> _What is asked_:
All of the data should be repeated exactly; pictures are not part of the copy.

---

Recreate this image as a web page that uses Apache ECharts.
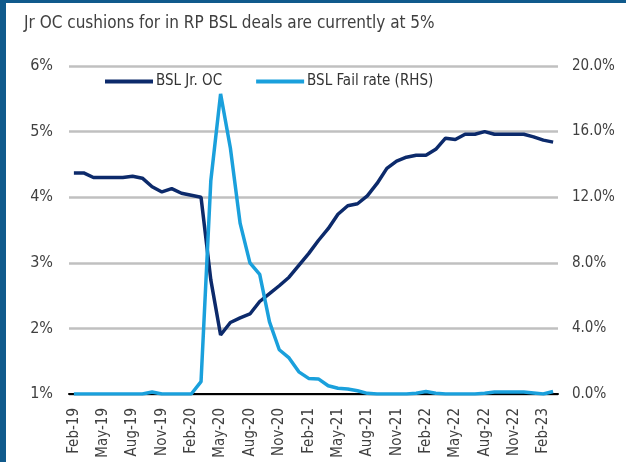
<!DOCTYPE html>
<html>
<head>
<meta charset="utf-8">
<script src="https://cdn.jsdelivr.net/npm/echarts@6/dist/echarts.min.js"></script>
<style>
  html, body { margin: 0; padding: 0; background: #fff; }
  #chart { width: 626px; height: 462px; }
</style>
</head>
<body>
<div id="chart"></div>
<script>
// 月份（Feb-19 ~ Mar-23）
var months = [
  'Feb-19','Mar-19','Apr-19','May-19','Jun-19','Jul-19','Aug-19','Sep-19','Oct-19','Nov-19','Dec-19','Jan-20',
  'Feb-20','Mar-20','Apr-20','May-20','Jun-20','Jul-20','Aug-20','Sep-20','Oct-20','Nov-20','Dec-20','Jan-21',
  'Feb-21','Mar-21','Apr-21','May-21','Jun-21','Jul-21','Aug-21','Sep-21','Oct-21','Nov-21','Dec-21','Jan-22',
  'Feb-22','Mar-22','Apr-22','May-22','Jun-22','Jul-22','Aug-22','Sep-22','Oct-22','Nov-22','Dec-22','Jan-23',
  'Feb-23','Mar-23'
];
// BSL Jr. OC (左轴, %)
var jrOC = [
  4.37, 4.37, 4.30, 4.30, 4.30, 4.30, 4.32, 4.29, 4.16, 4.08, 4.13, 4.06,
  4.03, 4.00, 2.74, 1.90, 2.09, 2.16, 2.22, 2.41, 2.53, 2.65, 2.78, 2.96,
  3.14, 3.34, 3.52, 3.74, 3.87, 3.90, 4.02, 4.21, 4.44, 4.55, 4.61, 4.64,
  4.64, 4.73, 4.90, 4.88, 4.96, 4.96, 5.00, 4.96, 4.96, 4.96, 4.96, 4.92,
  4.87, 4.84
];
// BSL Fail rate (右轴, %)
var failRate = [
  0, 0, 0, 0, 0, 0, 0, 0, 0.12, 0, 0, 0,
  0, 0.75, 13.0, 18.3, 15.0, 10.4, 8.0, 7.3, 4.4, 2.7, 2.2, 1.35,
  0.95, 0.92, 0.5, 0.35, 0.3, 0.2, 0.04, 0, 0, 0, 0, 0.05,
  0.15, 0.05, 0, 0, 0, 0, 0.05, 0.12, 0.12, 0.12, 0.12, 0.06,
  0, 0.15
];
// 刻度
var leftTicks = [1, 6, 1];    // min, max, interval
var rightTicks = [0, 20, 4];

var font = "'Liberation Sans Narrow', 'Arial Narrow', 'DejaVu Sans Condensed', 'Roboto', sans-serif";
var textColor = '#404040';

var chart = echarts.init(document.getElementById('chart'));
var option = {
  animation: false,
  textStyle: { fontFamily: font },
  title: {
    text: 'Jr OC cushions for in RP BSL deals are currently at 5%',
    left: 19,
    top: 10,
    textStyle: { fontSize: 17, fontWeight: 'normal', color: textColor, fontFamily: font }
  },
  legend: {
    left: 100,
    top: 69,
    icon: 'rect',
    itemWidth: 48,
    itemHeight: 4,
    itemGap: 34,
    textStyle: { fontSize: 15, color: '#333', fontFamily: font, padding: [0, 0, 0, -2] },
    data: ['BSL Jr. OC', 'BSL Fail rate (RHS)']
  },
  grid: { left: 69, right: 68, top: 66, bottom: 68 },
  graphic: [
    { type: 'rect', left: 0, top: 0, shape: { width: 626, height: 3 }, style: { fill: '#105a8c' } },
    { type: 'rect', left: 0, top: 0, shape: { width: 6, height: 462 }, style: { fill: '#105a8c' } }
  ],
  xAxis: {
    type: 'category',
    data: months,
    boundaryGap: true,
    axisLine: { lineStyle: { color: '#000', width: 2 } },
    axisTick: { show: false },
    axisLabel: {
      interval: 2,
      rotate: 90,
      margin: 14,
      fontSize: 15,
      color: textColor,
      fontFamily: font
    }
  },
  yAxis: [
    {
      type: 'value',
      min: leftTicks[0], max: leftTicks[1], interval: leftTicks[2],
      axisLine: { show: false },
      axisTick: { show: false },
      splitLine: { lineStyle: { color: '#c0c0c0', width: 2.5 } },
      axisLabel: { formatter: '{value}%', fontSize: 16, color: textColor, margin: 16, fontFamily: font }
    },
    {
      type: 'value',
      min: rightTicks[0], max: rightTicks[1], interval: rightTicks[2],
      axisLine: { show: false },
      axisTick: { show: false },
      splitLine: { show: false },
      axisLabel: {
        formatter: function (v) { return v.toFixed(1) + '%'; },
        fontSize: 15, color: textColor, margin: 14, fontFamily: font
      }
    }
  ],
  series: [
    {
      name: 'BSL Jr. OC',
      type: 'line',
      yAxisIndex: 0,
      data: jrOC,
      symbol: 'none',
      color: '#0c2a6b',
      lineStyle: { width: 3.5, color: '#0c2a6b' }
    },
    {
      name: 'BSL Fail rate (RHS)',
      type: 'line',
      yAxisIndex: 1,
      data: failRate,
      symbol: 'none',
      color: '#1aa0dc',
      lineStyle: { width: 3.5, color: '#1aa0dc' }
    }
  ]
};
chart.setOption(option);
</script>
</body>
</html>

---

> _Response for this exercise_:
Recreate this image as a web page that uses Apache ECharts.
<!DOCTYPE html>
<html>
<head>
<meta charset="utf-8">
<script src="https://cdn.jsdelivr.net/npm/echarts@6/dist/echarts.min.js"></script>
<style>
  html, body { margin: 0; padding: 0; background: #fff; }
  #chart { width: 626px; height: 462px; }
</style>
</head>
<body>
<div id="chart"></div>
<script>
// 月份（Feb-19 ~ Mar-23）
var months = [
  'Feb-19','Mar-19','Apr-19','May-19','Jun-19','Jul-19','Aug-19','Sep-19','Oct-19','Nov-19','Dec-19','Jan-20',
  'Feb-20','Mar-20','Apr-20','May-20','Jun-20','Jul-20','Aug-20','Sep-20','Oct-20','Nov-20','Dec-20','Jan-21',
  'Feb-21','Mar-21','Apr-21','May-21','Jun-21','Jul-21','Aug-21','Sep-21','Oct-21','Nov-21','Dec-21','Jan-22',
  'Feb-22','Mar-22','Apr-22','May-22','Jun-22','Jul-22','Aug-22','Sep-22','Oct-22','Nov-22','Dec-22','Jan-23',
  'Feb-23','Mar-23'
];
// BSL Jr. OC (左轴, %)
var jrOC = [
  4.37, 4.37, 4.30, 4.30, 4.30, 4.30, 4.32, 4.29, 4.16, 4.08, 4.13, 4.06,
  4.03, 4.00, 2.74, 1.90, 2.09, 2.16, 2.22, 2.41, 2.53, 2.65, 2.78, 2.96,
  3.14, 3.34, 3.52, 3.74, 3.87, 3.90, 4.02, 4.21, 4.44, 4.55, 4.61, 4.64,
  4.64, 4.73, 4.90, 4.88, 4.96, 4.96, 5.00, 4.96, 4.96, 4.96, 4.96, 4.92,
  4.87, 4.84
];
// BSL Fail rate (右轴, %)
var failRate = [
  0, 0, 0, 0, 0, 0, 0, 0, 0.12, 0, 0, 0,
  0, 0.75, 13.0, 18.3, 15.0, 10.4, 8.0, 7.3, 4.4, 2.7, 2.2, 1.35,
  0.95, 0.92, 0.5, 0.35, 0.3, 0.2, 0.04, 0, 0, 0, 0, 0.05,
  0.15, 0.05, 0, 0, 0, 0, 0.05, 0.12, 0.12, 0.12, 0.12, 0.06,
  0, 0.15
];
// 刻度
var leftTicks = [1, 6, 1];    // min, max, interval
var rightTicks = [0, 20, 4];

var font = "'Liberation Sans Narrow', 'Arial Narrow', 'DejaVu Sans Condensed', 'Roboto', sans-serif";
var textColor = '#404040';

var chart = echarts.init(document.getElementById('chart'));
var option = {
  animation: false,
  textStyle: { fontFamily: font },
  title: {
    text: 'Jr OC cushions for in RP BSL deals are currently at 5%',
    left: 19,
    top: 10,
    textStyle: { fontSize: 17, fontWeight: 'normal', color: textColor, fontFamily: font }
  },
  legend: {
    left: 100,
    top: 69,
    icon: 'rect',
    itemWidth: 48,
    itemHeight: 4,
    itemGap: 34,
    textStyle: { fontSize: 15, color: '#333', fontFamily: font, padding: [0, 0, 0, -2] },
    data: ['BSL Jr. OC', 'BSL Fail rate (RHS)']
  },
  grid: { left: 69, right: 68, top: 66, bottom: 68 },
  graphic: [
    { type: 'rect', left: 0, top: 0, shape: { width: 626, height: 3 }, style: { fill: '#105a8c' } },
    { type: 'rect', left: 0, top: 0, shape: { width: 6, height: 462 }, style: { fill: '#105a8c' } }
  ],
  xAxis: {
    type: 'category',
    data: months,
    boundaryGap: true,
    axisLine: { lineStyle: { color: '#000', width: 2 } },
    axisTick: { show: false },
    axisLabel: {
      interval: 2,
      rotate: 90,
      margin: 14,
      fontSize: 15,
      color: textColor,
      fontFamily: font
    }
  },
  yAxis: [
    {
      type: 'value',
      min: leftTicks[0], max: leftTicks[1], interval: leftTicks[2],
      axisLine: { show: false },
      axisTick: { show: false },
      splitLine: { lineStyle: { color: '#c0c0c0', width: 2.5 } },
      axisLabel: { formatter: '{value}%', fontSize: 16, color: textColor, margin: 16, fontFamily: font }
    },
    {
      type: 'value',
      min: rightTicks[0], max: rightTicks[1], interval: rightTicks[2],
      axisLine: { show: false },
      axisTick: { show: false },
      splitLine: { show: false },
      axisLabel: {
        formatter: function (v) { return v.toFixed(1) + '%'; },
        fontSize: 15, color: textColor, margin: 14, fontFamily: font
      }
    }
  ],
  series: [
    {
      name: 'BSL Jr. OC',
      type: 'line',
      yAxisIndex: 0,
      data: jrOC,
      symbol: 'none',
      color: '#0c2a6b',
      lineStyle: { width: 3.5, color: '#0c2a6b' }
    },
    {
      name: 'BSL Fail rate (RHS)',
      type: 'line',
      yAxisIndex: 1,
      data: failRate,
      symbol: 'none',
      color: '#1aa0dc',
      lineStyle: { width: 3.5, color: '#1aa0dc' }
    }
  ]
};
chart.setOption(option);
</script>
</body>
</html>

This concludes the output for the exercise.